New York Attorney General Eric Schneiderman‘s office has reached settlements with five companies charged with violating the state’s usury and licensed lender laws through the collection of payday loans.

V&R Recovery DBA Alexander & Stefano, RJA Capital Inc, Westwood Asset Management LLC, Erie Mitigation Group LLC and Northern Resolution Group LLC agreed to pay a total of $279,606 in restitution and $29,606 in penalties, the AG's office reported.

One debt-buying company will reverse 8,550 negative credit reports made to credit-reporting bureaus on New Yorkers, and is prohibited from collecting on $3.2 million in payday loans, according to the settlement. That firm is expected to be named during a news conference Monday. All five companies also are banned from collecting on payday loans from New Yorkers.

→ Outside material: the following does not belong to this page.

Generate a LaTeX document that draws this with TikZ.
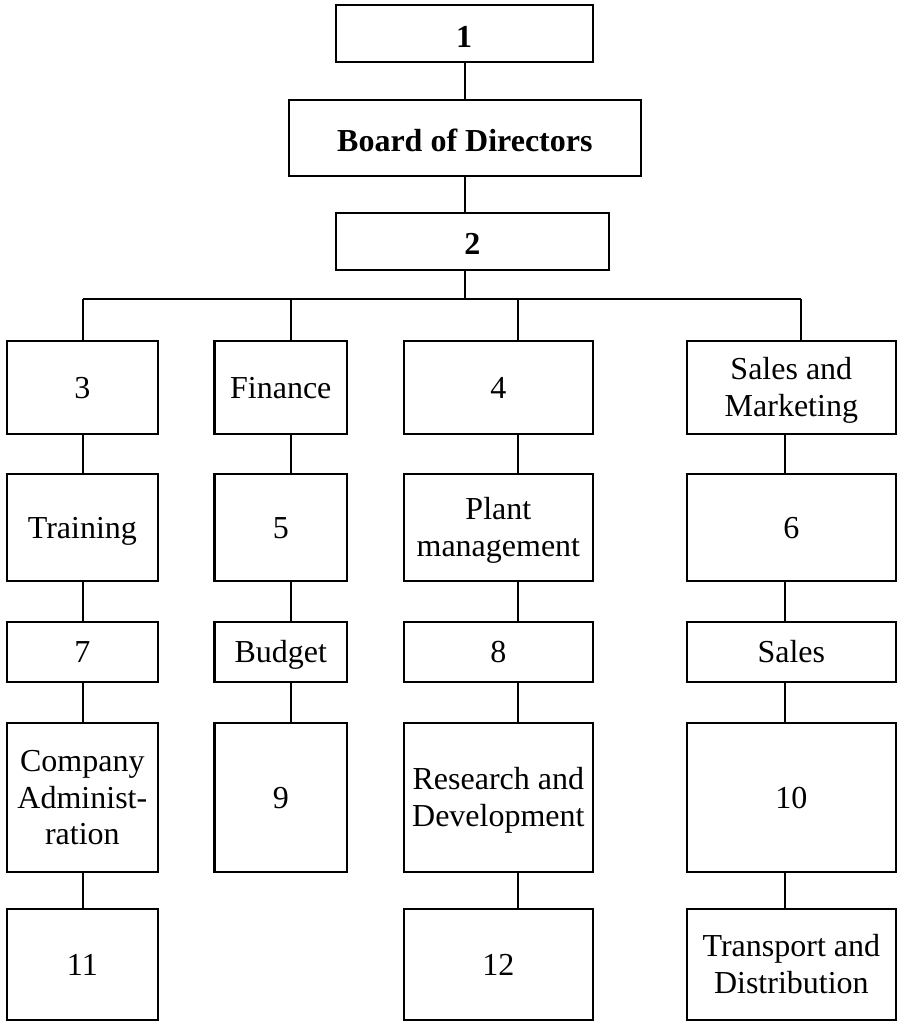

New York law limits interest rates for most lenders not licensed by the state to a maximum of 16%. But payday loans - taken out short-term, typically ahead of an employee’s paycheck to be repaid with earnings later received - can have annual rates of 100% to 650%, or even more, Schneiderman‘s office said in a statement.

“These agreements are one more step in our continuing fight to protect New Yorkers from a range of unfair financial schemes — from predatory loans, to illegal foreclosures and other abuses by big financial institutions,” he said in the statement.

New York’s Department of Financial Services last month reported it had sent letters to 35 payday loan companies asking them to stop offering exploitative payday loans in New York via the Internet or by other means.
New York Governor Andrew Cuomo has said that illegal payday loans made over the Internet are made possible in New York by transactions that must pass through a specific financial electronic network and has called for collaboration between the network’s administrators, the banks and his administration to cut off access to payday lenders.

Schneiderman also has launched other similar probes. In July, he sent letters to some of the country’s largest companies over their use of cards to pay hourly employees, according to a person familiar with the matter.

The cards, which have grown in popularity in lieu of paper paychecks and direct deposit, can carry a host of fees, such as 50 cents or $1 for a balance inquiry and $1.50 for an ATM withdrawal. They may appeal to low-wage workers who do not have bank accounts.